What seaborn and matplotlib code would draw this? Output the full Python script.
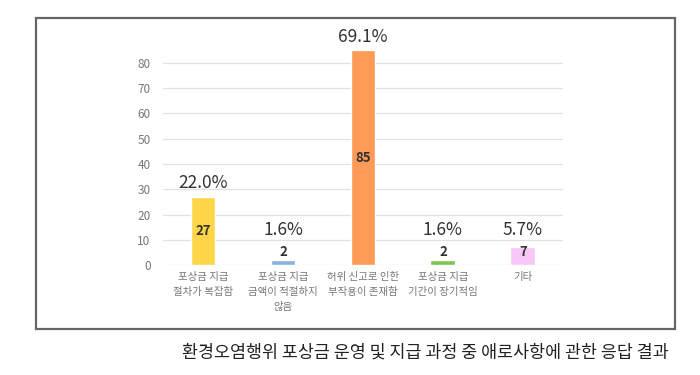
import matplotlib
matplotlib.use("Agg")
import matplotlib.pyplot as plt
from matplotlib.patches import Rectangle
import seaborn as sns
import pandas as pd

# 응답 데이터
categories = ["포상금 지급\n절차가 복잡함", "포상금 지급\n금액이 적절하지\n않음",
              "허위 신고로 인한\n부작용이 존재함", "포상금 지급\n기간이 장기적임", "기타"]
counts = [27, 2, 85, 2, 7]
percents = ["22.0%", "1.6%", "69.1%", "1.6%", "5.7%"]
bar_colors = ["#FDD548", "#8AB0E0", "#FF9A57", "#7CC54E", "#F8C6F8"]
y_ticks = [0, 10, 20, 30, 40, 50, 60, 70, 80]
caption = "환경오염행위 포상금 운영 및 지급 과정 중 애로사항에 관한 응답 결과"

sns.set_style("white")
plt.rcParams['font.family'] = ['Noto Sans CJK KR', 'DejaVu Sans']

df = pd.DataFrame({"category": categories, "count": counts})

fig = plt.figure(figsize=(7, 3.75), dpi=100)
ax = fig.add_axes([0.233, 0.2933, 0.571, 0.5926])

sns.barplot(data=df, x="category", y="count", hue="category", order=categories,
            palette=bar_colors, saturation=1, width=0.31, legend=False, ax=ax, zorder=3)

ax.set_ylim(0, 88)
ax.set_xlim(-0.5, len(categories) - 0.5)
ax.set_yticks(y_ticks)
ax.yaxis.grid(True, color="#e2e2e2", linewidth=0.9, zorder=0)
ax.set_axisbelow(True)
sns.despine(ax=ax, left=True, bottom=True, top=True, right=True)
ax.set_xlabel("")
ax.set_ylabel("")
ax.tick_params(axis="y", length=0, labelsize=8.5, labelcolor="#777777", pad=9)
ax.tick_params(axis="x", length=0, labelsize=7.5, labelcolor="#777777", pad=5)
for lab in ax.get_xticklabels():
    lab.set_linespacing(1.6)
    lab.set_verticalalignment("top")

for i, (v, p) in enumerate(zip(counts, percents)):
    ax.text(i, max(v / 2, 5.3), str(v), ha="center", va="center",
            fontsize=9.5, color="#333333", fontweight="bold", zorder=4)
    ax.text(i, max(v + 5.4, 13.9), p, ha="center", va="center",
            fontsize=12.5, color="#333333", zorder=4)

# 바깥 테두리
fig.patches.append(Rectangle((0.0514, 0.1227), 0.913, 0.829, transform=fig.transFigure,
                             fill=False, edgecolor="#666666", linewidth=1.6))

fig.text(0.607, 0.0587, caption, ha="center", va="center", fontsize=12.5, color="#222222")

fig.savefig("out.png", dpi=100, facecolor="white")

* _Written request_
Return exactly what appears from the opening line of the material through the line with "import pandas as pd", apart from the pictures.

* _Exercise output_
What seaborn and matplotlib code would draw this? Output the full Python script.
import matplotlib
matplotlib.use("Agg")
import matplotlib.pyplot as plt
from matplotlib.patches import Rectangle
import seaborn as sns
import pandas as pd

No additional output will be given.